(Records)
########
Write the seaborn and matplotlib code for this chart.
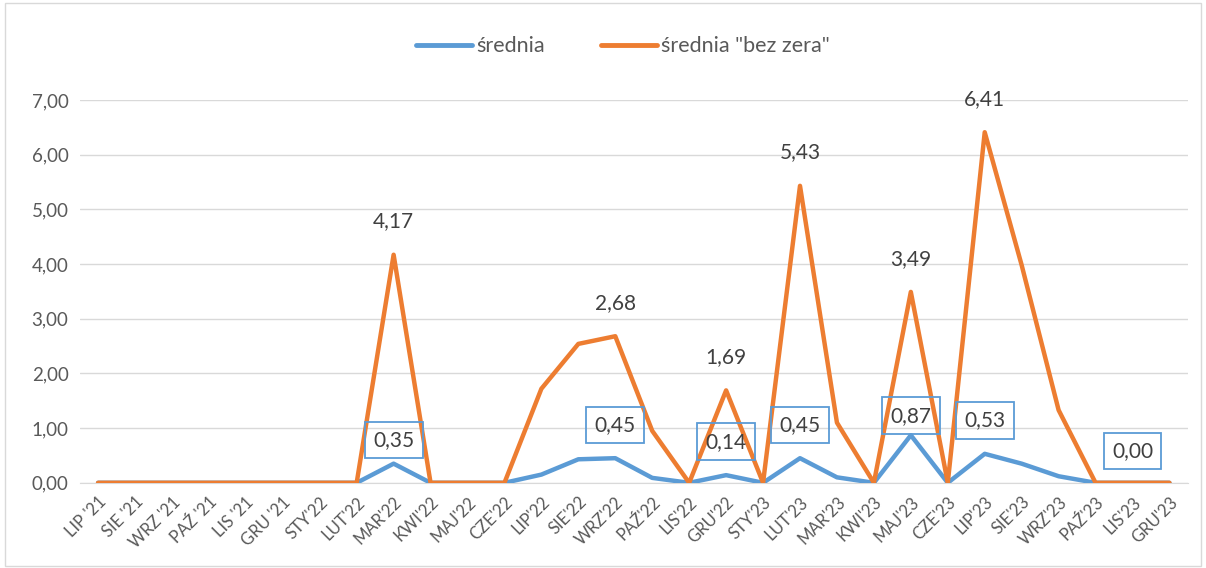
import numpy as np
import pandas as pd
import matplotlib
matplotlib.use("Agg")
import matplotlib.pyplot as plt
import seaborn as sns

months = ["LIP '21", "SIE '21", "WRZ '21", "PAŹ '21", "LIS '21", "GRU '21",
          "STY'22", "LUT'22", "MAR'22", "KWI'22", "MAJ'22", "CZE'22",
          "LIP'22", "SIE'22", "WRZ'22", "PAŹ'22", "LIS'22", "GRU'22",
          "STY'23", "LUT'23", "MAR'23", "KWI'23", "MAJ'23", "CZE'23",
          "LIP'23", "SIE'23", "WRZ'23", "PAŹ'23", "LIS'23", "GRU'23"]
srednia = [0, 0, 0, 0, 0, 0, 0, 0, 0.35, 0, 0, 0,
           0.15, 0.43, 0.45, 0.09, 0, 0.14, 0, 0.45, 0.10, 0, 0.87, 0,
           0.53, 0.35, 0.12, 0, 0, 0]
bez_zera = [0, 0, 0, 0, 0, 0, 0, 0, 4.17, 0, 0, 0,
            1.72, 2.54, 2.68, 0.95, 0, 1.69, 0, 5.43, 1.10, 0, 3.49, 0,
            6.41, 3.98, 1.33, 0, 0, 0]

# which points get labels (and how far above the point the boxed label sits, in pt)
blue_labels = {"MAR'22": 17, "WRZ'22": 24, "GRU'22": 24, "LUT'23": 24,
               "MAJ'23": 14, "LIP'23": 24, "LIS'23": 23}
orange_labels = ["MAR'22", "WRZ'22", "GRU'22", "LUT'23", "MAJ'23", "LIP'23"]

s1 = "średnia"
s2 = 'średnia "bez zera"'
df = pd.DataFrame({"miesiac": months * 2,
                   "wartosc": srednia + bez_zera,
                   "seria": [s1] * len(months) + [s2] * len(months)})
df["x"] = list(range(len(months))) * 2

sns.set_style("white")
plt.rcParams["font.family"] = ["Lato", "DejaVu Sans"]

fig = plt.figure(figsize=(12.06, 5.68), dpi=100)
ax = fig.add_axes([0.066, 0.150, 0.919, 0.674])

blue = "#5B9BD5"
orange = "#ED7D31"
sns.lineplot(data=df, x="x", y="wartosc", hue="seria", palette=[blue, orange],
             linewidth=3.2, ax=ax, legend=True, solid_capstyle="round", zorder=3)

ax.set_xlim(-0.5, len(months) - 0.5)
ax.set_ylim(0, 7)
ax.set_yticks(np.arange(0, 8, 1))
ax.set_yticklabels([f"{v:.2f}".replace(".", ",") for v in range(8)],
                   fontsize=13.5, color="#595959")
ax.set_xticks(range(len(months)))
ax.set_xticklabels(months, rotation=45, ha="right", rotation_mode="anchor",
                   fontsize=12, color="#595959")
ax.tick_params(axis="both", length=0, pad=8)
ax.set_xlabel("")
ax.set_ylabel("")
ax.grid(axis="y", color="#D9D9D9", linewidth=1)
for s in ["top", "right", "left"]:
    ax.spines[s].set_visible(False)
ax.spines["bottom"].set_color("#D9D9D9")

for i, m in enumerate(months):
    if m in orange_labels:
        ax.annotate(f"{bez_zera[i]:.2f}".replace(".", ","), (i, bez_zera[i]),
                    xytext=(0, 24), textcoords="offset points", ha="center",
                    va="center", fontsize=15, color="#404040")
    if m in blue_labels:
        ax.annotate(f"{srednia[i]:.2f}".replace(".", ","), (i, srednia[i]),
                    xytext=(0, blue_labels[m]), textcoords="offset points", ha="center",
                    va="center", fontsize=15, color="#404040", zorder=5,
                    bbox=dict(boxstyle="square,pad=0.4", fc="none", ec=blue, lw=1.3))

leg = ax.legend(loc="center", bbox_to_anchor=(0.49, 1.14), ncol=2, frameon=False,
                fontsize=15.5, handlelength=2.6, columnspacing=2.6, handletextpad=0.2)
for t in leg.get_texts():
    t.set_color("#595959")
for h in leg.get_lines():
    h.set_linewidth(3.5)

fig.patches.append(plt.Rectangle((0.004, 0.004), 0.992, 0.99, transform=fig.transFigure,
                                 fill=False, ec="#D9D9D9", lw=1))

fig.savefig("out.png", dpi=100)
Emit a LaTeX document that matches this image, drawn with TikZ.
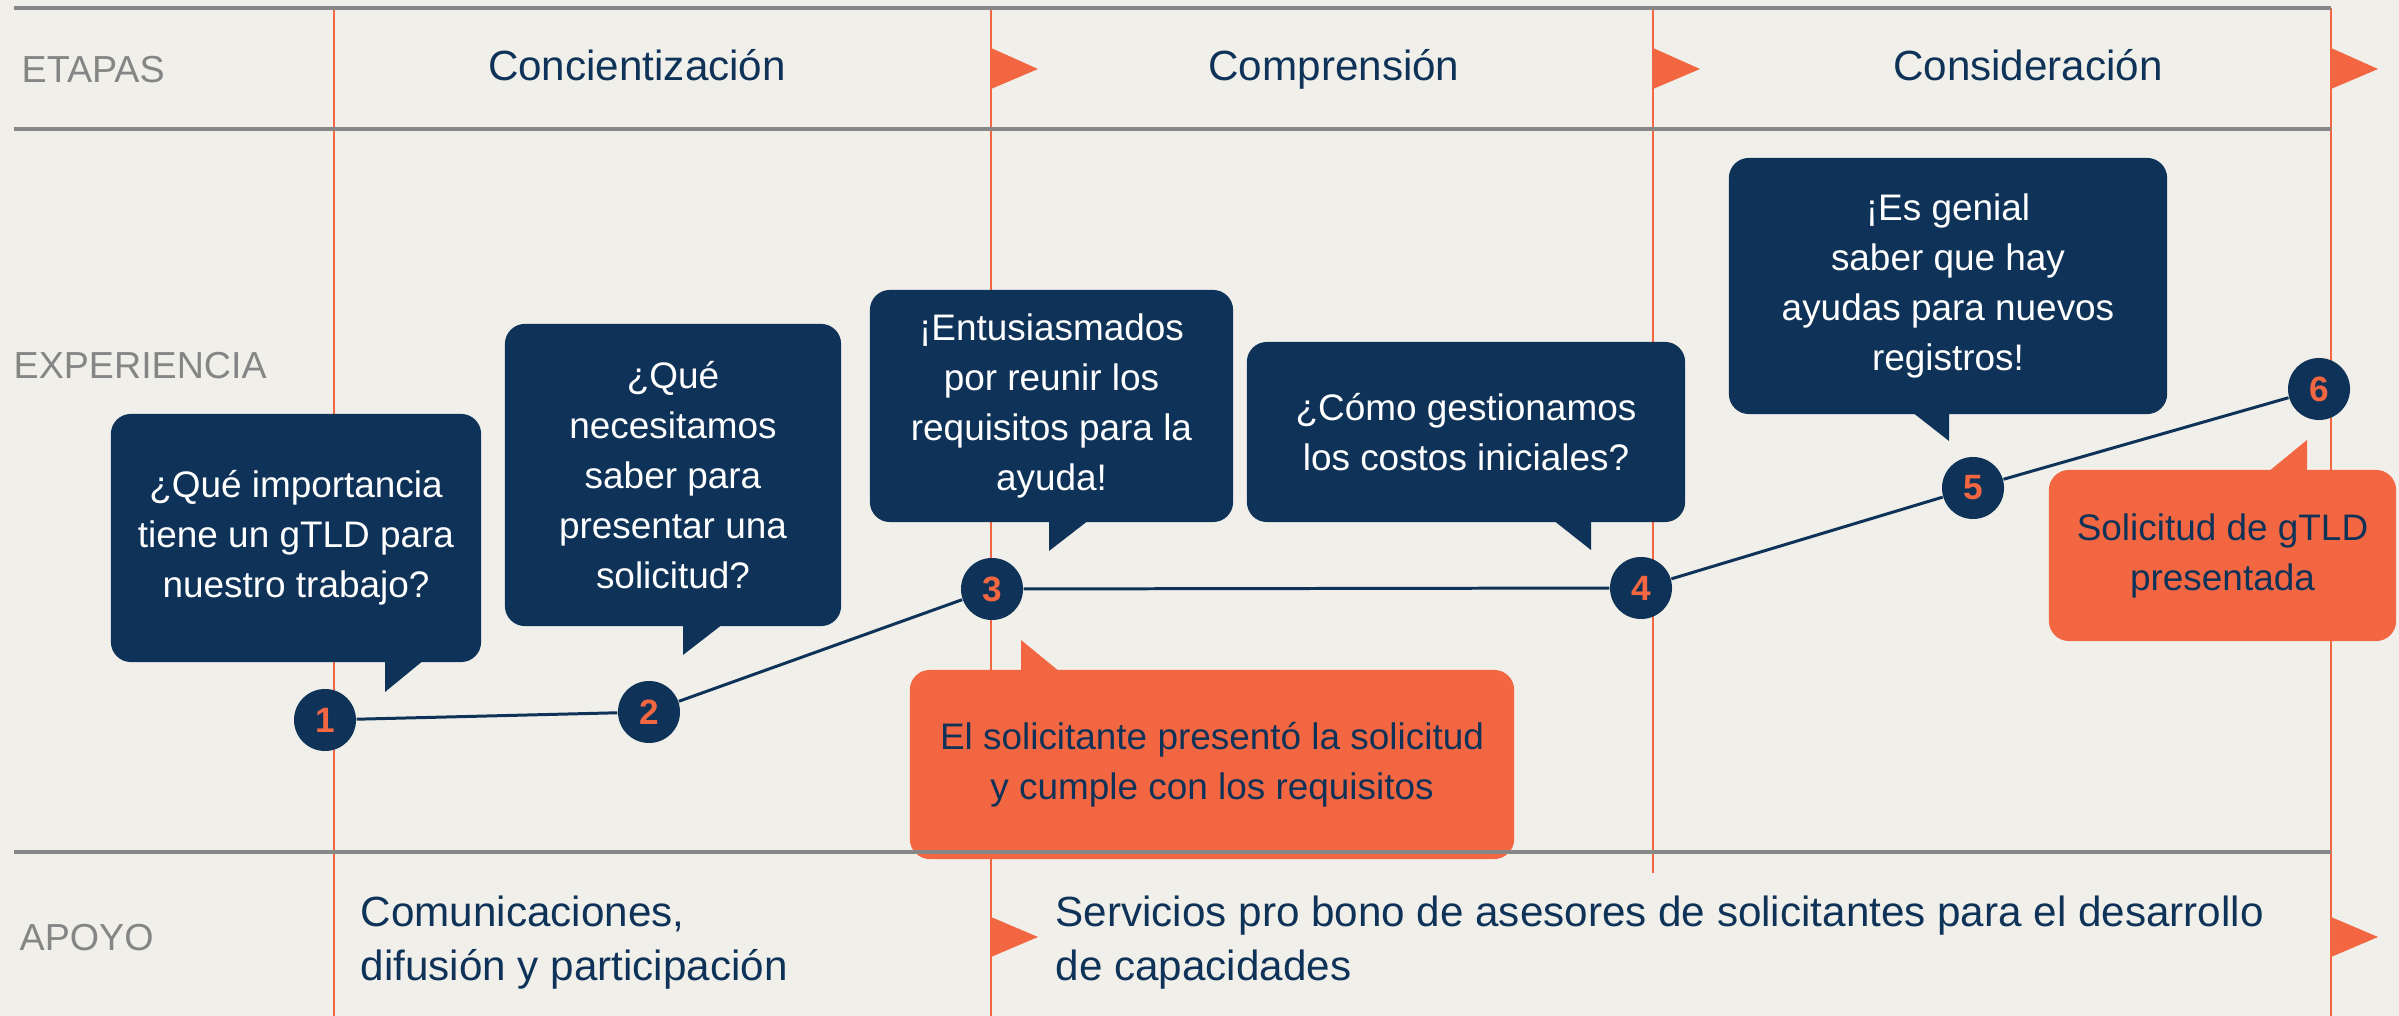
\documentclass[tikz,border=0pt]{standalone}
\usepackage{fontspec}
\setmainfont{Liberation Sans}
\definecolor{navy}{HTML}{0F3358}
\definecolor{orng}{HTML}{F26641}
\definecolor{bg}{HTML}{F0EFEA}
\definecolor{grayln}{HTML}{878787}
\definecolor{graytx}{HTML}{858585}
\begin{document}
\begin{tikzpicture}[x=0.01cm,y=-0.01cm,
  bubble/.style={fill=navy, rounded corners=0.2cm, inner sep=0pt, outer sep=0pt, text=white, align=center, font=\fontsize{10.5}{14.2}\selectfont},
  obox/.style={fill=orng, rounded corners=0.2cm, inner sep=0pt, outer sep=0pt, text=navy, align=center, font=\fontsize{10.5}{14.2}\selectfont},
  stepnum/.style={circle, fill=navy, minimum size=0.62cm, inner sep=0pt, text=orng, font=\fontsize{10}{12}\selectfont\bfseries},
  rowlabel/.style={text=graytx, anchor=base west, inner sep=0pt, font=\fontsize{10.7}{13}\selectfont},
  header/.style={text=navy, anchor=base, inner sep=0pt, font=\fontsize{12}{14}\selectfont},
  support/.style={text=navy, anchor=west, inner sep=0pt, align=left, font=\fontsize{12}{15.4}\selectfont},
  redline/.style={draw=orng, line width=0.7pt},
  grayline/.style={draw=grayln, line width=0.95pt},
  link/.style={draw=navy, line width=0.85pt}]
\useasboundingbox (0,0) rectangle (2399,1016);
\fill[bg] (0,0) rectangle (2399,1016);

% red stage lines
\draw[redline] (334,8) -- (334,1016);
\draw[redline] (991,8) -- (991,1016);
\draw[redline] (1653,8) -- (1653,873);
\draw[redline] (2331,8) -- (2331,1016);

% flags
\fill[orng] (991,48) -- (1038,69) -- (991,89) -- cycle;
\fill[orng] (1653,48) -- (1700,69) -- (1653,89) -- cycle;
\fill[orng] (2331,48) -- (2378,69) -- (2331,89) -- cycle;
\fill[orng] (991,917) -- (1038,937) -- (991,957) -- cycle;
\fill[orng] (2331,917) -- (2378,937) -- (2331,957) -- cycle;

% speech bubbles
\node[bubble, minimum width=3.70cm, minimum height=2.48cm] (b1) at (296,538)
  {¿Qué importancia\\tiene un gTLD para\\nuestro trabajo?};
\fill[navy] (385,660) -- (385,692) -- (424,660) -- cycle;

\node[bubble, minimum width=3.36cm, minimum height=3.02cm] (b2) at (673,475)
  {¿Qué\\necesitamos\\saber para\\presentar una\\solicitud?};
\fill[navy] (683,624) -- (683,655) -- (723,624) -- cycle;

\node[bubble, minimum width=3.63cm, minimum height=2.32cm] (b3) at (1051.5,406)
  {¡Entusiasmados\\por reunir los\\requisitos para la\\ayuda!};
\fill[navy] (1049,520) -- (1049,551) -- (1089,520) -- cycle;

\node[bubble, minimum width=4.38cm, minimum height=1.80cm] (b4) at (1466,432)
  {¿Cómo gestionamos\\los costos iniciales?};
\fill[navy] (1553,520) -- (1591,550) -- (1591,520) -- cycle;

\node[bubble, minimum width=4.38cm, minimum height=2.56cm] (b5) at (1948,286)
  {¡Es genial\\saber que hay\\ayudas para nuevos\\registros!};
\fill[navy] (1912,412) -- (1949,441) -- (1949,412) -- cycle;

% orange outcome boxes
\node[obox, minimum width=6.04cm, minimum height=1.89cm] (o1) at (1212,764.5)
  {El solicitante presentó la solicitud\\y cumple con los requisitos};
\fill[orng] (1021,672) -- (1021,640) -- (1060,672) -- cycle;

\node[obox, minimum width=3.47cm, minimum height=1.71cm] (o2) at (2222.5,555.5)
  {Solicitud de gTLD\\presentada};
\fill[orng] (2268,472) -- (2307,440) -- (2307,472) -- cycle;

% gray row lines
\draw[grayline] (14,8) -- (2331,8);
\draw[grayline] (14,129) -- (2331,129);
\draw[grayline] (14,852) -- (2331,852);

% journey steps
\node[stepnum] (s1) at (325,720) {1};
\node[stepnum] (s2) at (649,712) {2};
\node[stepnum] (s3) at (992,589) {3};
\node[stepnum] (s4) at (1641,588) {4};
\node[stepnum] (s5) at (1973,488) {5};
\node[stepnum] (s6) at (2319,389) {6};
\draw[link] (s1) -- (s2);
\draw[link] (s2) -- (s3);
\draw[link] (s3) -- (s4);
\draw[link] (s4) -- (s5);
\draw[link] (s5) -- (s6);

% row labels
\node[rowlabel] (letapas) at (21,83) {ETAPAS};
\node[rowlabel] (lexp) at (13,379) {EXPERIENCIA};
\node[rowlabel] (lapoyo) at (19,951) {APOYO};

% stage headers
\node[header] (h1) at (637,81) {Concientización};
\node[header] (h2) at (1334,81) {Comprensión};
\node[header] (h3) at (2028,81) {Consideración};

% support texts
\node[support] (sup1) at (360,943) {Comunicaciones,\\difusión y participación};
\node[support] (sup2) at (1055,943) {Servicios pro bono de asesores de solicitantes para el desarrollo\\de capacidades};
\end{tikzpicture}
\end{document}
########
The task — Skip the pictures and restate exactly the lines from the beginning of the listing to the line with "6.41, 3.98, 1.33, 0, 0, 0]", that line included.

Result of the task —
Write the seaborn and matplotlib code for this chart.
import numpy as np
import pandas as pd
import matplotlib
matplotlib.use("Agg")
import matplotlib.pyplot as plt
import seaborn as sns

months = ["LIP '21", "SIE '21", "WRZ '21", "PAŹ '21", "LIS '21", "GRU '21",
          "STY'22", "LUT'22", "MAR'22", "KWI'22", "MAJ'22", "CZE'22",
          "LIP'22", "SIE'22", "WRZ'22", "PAŹ'22", "LIS'22", "GRU'22",
          "STY'23", "LUT'23", "MAR'23", "KWI'23", "MAJ'23", "CZE'23",
          "LIP'23", "SIE'23", "WRZ'23", "PAŹ'23", "LIS'23", "GRU'23"]
srednia = [0, 0, 0, 0, 0, 0, 0, 0, 0.35, 0, 0, 0,
           0.15, 0.43, 0.45, 0.09, 0, 0.14, 0, 0.45, 0.10, 0, 0.87, 0,
           0.53, 0.35, 0.12, 0, 0, 0]
bez_zera = [0, 0, 0, 0, 0, 0, 0, 0, 4.17, 0, 0, 0,
            1.72, 2.54, 2.68, 0.95, 0, 1.69, 0, 5.43, 1.10, 0, 3.49, 0,
            6.41, 3.98, 1.33, 0, 0, 0]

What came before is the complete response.